The preliminary hearing was set to continue Tuesday with testimony from two more witnesses, perhaps some of the other victims. The others include Herbert Knowles, 40, of Norfolk, Va., and McLemire, 41, of North Carolina.

More than a dozen relatives of the victims, including Breeden's two aunts and a sister, attended the hearing. They said her health is improving but declined to say where she is staying. The victims had initially been in protective custody.

"That's horrible to treat a human being like an animal," Sanabria's half-brother, Guillermo

Burgos, of Willow Grove, said during a break. "The next step would have been to kill them."

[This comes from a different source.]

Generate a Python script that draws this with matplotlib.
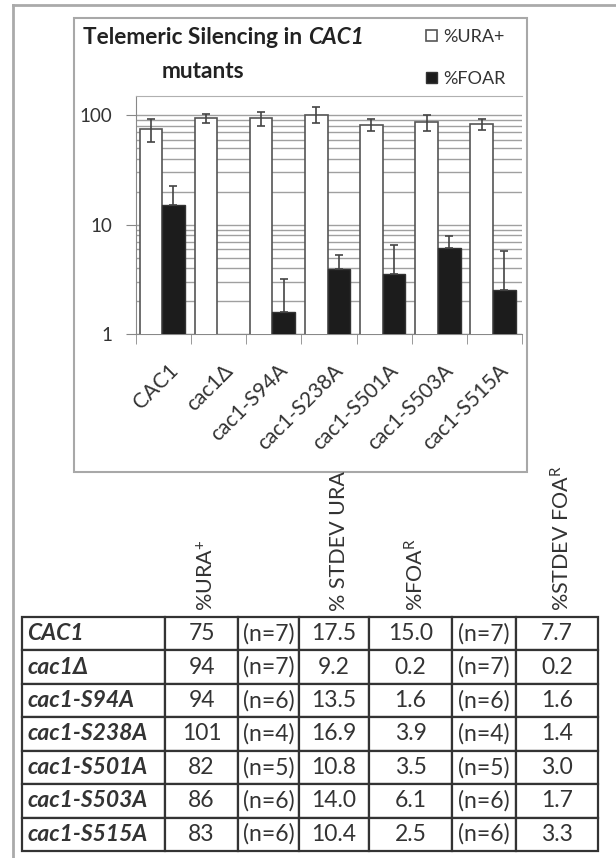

The suspects, all from Philadelphia, remain in custody. They haven't entered pleas. Weston showed little emotion during the hearing, looking bored at times, although McIntosh frequently suggested to her lawyer that he challenge the testimony.

Common Pleas Judge Patrick Dugan will determine Tuesday if there's enough evidence to send the case to trial. The charges include kidnapping, aggravated assault, custodial interference, theft by deception and neglect of a care-dependent person.

The victims have the mental capacity of 10-year-olds, authorities have said.

Police Officer John Murphy testified Monday about finding them and leading them out after the landlord cut Knowles' chain. He said they seemed unaccustomed to the daylight.

"The stench in the room and on their person was unbearable," Murphy said.

Asked to describe it, he said, "Basically, death."